The 30-share BSE index Sensex was down 46.73 points or 0.17 per cent at 27,831.54 and the 50-share NSE index Nifty was down 10.75 points or 0.13 per cent at 8,466.55.

Among BSE sectoral indices, IT index was the star-performer and was up 1.61 per cent, followed by consumer durables 1.15 per cent, TECk 0.96 per cent and capital goods 0.88 per cent. On the other hand, metal index succumbed to heavy selling pressure and was down 1.92 per cent, followed by healthcare 0.57 per cent, infrastructure 0.47 per cent and PSU 0.47 per cent.

Top five Sensex gainers were Tata Steel (+2.07%), Maruti (+2.03%), Infosys (+1.92%), TCS (+1.86%) and SBIN (+1.76%), while the major losers were GAIL (-4.43%), Coal India (-4.2%), Cipla (-2.87%), VEDL (-2.28%) and Lupin (-2.13%).

European shares opened slightly lower on Tuesday, after a weak trading session in Asia and relatively thin mid-August trading volumes offset a fairly buoyant set of corporate earnings updates.

The pan-European FTSEurofirst 300 index was down 0.3 per cent at 0712 GMT, with a dip in oil prices and weak metals prices hitting mining stocks.

Asian shares fell to a two-year low on worries that cooling demand in China will weigh on the trade-reliant region. The Shanghai Composite Index closed down 6.1 per cent at 3,749.12 in its biggest daily decline since July 27, snapping a three-day winning streak.

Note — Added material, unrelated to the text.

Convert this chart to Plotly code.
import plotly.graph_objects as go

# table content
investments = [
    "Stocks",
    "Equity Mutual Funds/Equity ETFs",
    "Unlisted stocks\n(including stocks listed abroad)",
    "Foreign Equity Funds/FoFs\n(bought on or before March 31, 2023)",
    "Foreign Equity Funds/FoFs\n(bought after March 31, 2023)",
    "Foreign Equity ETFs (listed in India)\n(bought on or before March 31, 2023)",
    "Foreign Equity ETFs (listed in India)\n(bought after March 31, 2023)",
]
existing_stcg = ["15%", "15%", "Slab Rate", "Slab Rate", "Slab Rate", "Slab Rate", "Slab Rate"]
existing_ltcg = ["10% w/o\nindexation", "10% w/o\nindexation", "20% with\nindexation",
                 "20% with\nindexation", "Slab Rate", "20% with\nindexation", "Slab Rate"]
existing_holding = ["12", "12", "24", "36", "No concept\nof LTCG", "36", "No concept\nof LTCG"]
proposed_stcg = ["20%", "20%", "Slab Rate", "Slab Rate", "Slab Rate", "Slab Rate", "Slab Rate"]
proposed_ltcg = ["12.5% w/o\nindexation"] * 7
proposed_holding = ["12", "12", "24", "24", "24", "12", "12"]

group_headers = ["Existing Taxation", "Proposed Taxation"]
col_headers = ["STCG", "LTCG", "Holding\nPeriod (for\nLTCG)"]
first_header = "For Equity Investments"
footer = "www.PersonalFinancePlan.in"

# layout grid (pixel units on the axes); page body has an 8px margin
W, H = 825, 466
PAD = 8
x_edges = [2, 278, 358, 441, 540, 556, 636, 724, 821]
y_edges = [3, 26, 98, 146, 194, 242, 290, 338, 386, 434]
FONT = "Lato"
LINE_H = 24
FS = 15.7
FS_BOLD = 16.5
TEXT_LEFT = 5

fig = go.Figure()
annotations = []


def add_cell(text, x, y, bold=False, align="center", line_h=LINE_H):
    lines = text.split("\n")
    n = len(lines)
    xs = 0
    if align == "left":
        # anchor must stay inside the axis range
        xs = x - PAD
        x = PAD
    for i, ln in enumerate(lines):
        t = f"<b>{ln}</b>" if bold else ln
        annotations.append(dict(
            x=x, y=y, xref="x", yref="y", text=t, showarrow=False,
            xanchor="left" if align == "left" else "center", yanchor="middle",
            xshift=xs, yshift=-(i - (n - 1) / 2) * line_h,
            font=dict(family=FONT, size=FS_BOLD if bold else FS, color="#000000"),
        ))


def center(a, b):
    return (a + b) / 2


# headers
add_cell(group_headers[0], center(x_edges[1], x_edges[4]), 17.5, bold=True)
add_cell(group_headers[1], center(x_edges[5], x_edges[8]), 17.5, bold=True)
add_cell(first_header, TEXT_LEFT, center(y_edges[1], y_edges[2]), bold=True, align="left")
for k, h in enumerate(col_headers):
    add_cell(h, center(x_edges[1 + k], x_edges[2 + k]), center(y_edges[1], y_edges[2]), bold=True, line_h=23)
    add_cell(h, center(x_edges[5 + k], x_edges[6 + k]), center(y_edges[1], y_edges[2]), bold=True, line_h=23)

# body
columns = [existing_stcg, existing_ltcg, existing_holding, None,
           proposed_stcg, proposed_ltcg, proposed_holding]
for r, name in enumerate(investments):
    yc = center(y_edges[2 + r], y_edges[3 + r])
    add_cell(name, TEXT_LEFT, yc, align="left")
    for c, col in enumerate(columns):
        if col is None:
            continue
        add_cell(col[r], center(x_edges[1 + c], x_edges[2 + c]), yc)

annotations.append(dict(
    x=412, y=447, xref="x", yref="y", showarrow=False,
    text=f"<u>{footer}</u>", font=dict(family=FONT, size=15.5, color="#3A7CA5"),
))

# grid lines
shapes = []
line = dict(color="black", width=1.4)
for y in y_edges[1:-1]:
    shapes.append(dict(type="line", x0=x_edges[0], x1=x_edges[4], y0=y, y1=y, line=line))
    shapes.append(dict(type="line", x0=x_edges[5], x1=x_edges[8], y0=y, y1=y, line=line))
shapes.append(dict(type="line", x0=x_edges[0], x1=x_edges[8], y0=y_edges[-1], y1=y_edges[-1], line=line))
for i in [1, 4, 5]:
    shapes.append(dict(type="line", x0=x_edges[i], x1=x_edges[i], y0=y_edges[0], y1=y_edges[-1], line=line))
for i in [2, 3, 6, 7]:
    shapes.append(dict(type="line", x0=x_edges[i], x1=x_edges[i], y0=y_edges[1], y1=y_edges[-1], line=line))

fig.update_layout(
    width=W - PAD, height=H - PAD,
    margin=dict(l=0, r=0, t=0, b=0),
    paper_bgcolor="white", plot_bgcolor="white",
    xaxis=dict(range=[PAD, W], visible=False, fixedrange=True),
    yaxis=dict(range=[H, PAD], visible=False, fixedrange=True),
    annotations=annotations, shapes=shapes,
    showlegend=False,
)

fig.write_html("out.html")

India's monsoon deficit has widened to 10 per cent as a strengthening El Nino weather pattern trimmed rainfall, the weather department said on Monday, raising fears of the first drought in six years.

Meanwhile, ratings agency Moody's Investors Service cut its forecast for India's economic growth to around 7 per cent this year from 7.5 per cent because of lower-than-expected rainfall in the monsoon season.

"People are not keeping positions at higher levels because of monsoon uncertainty, they are booking profits," said Alex Mathews, head of research at Geojit BNP Paribas.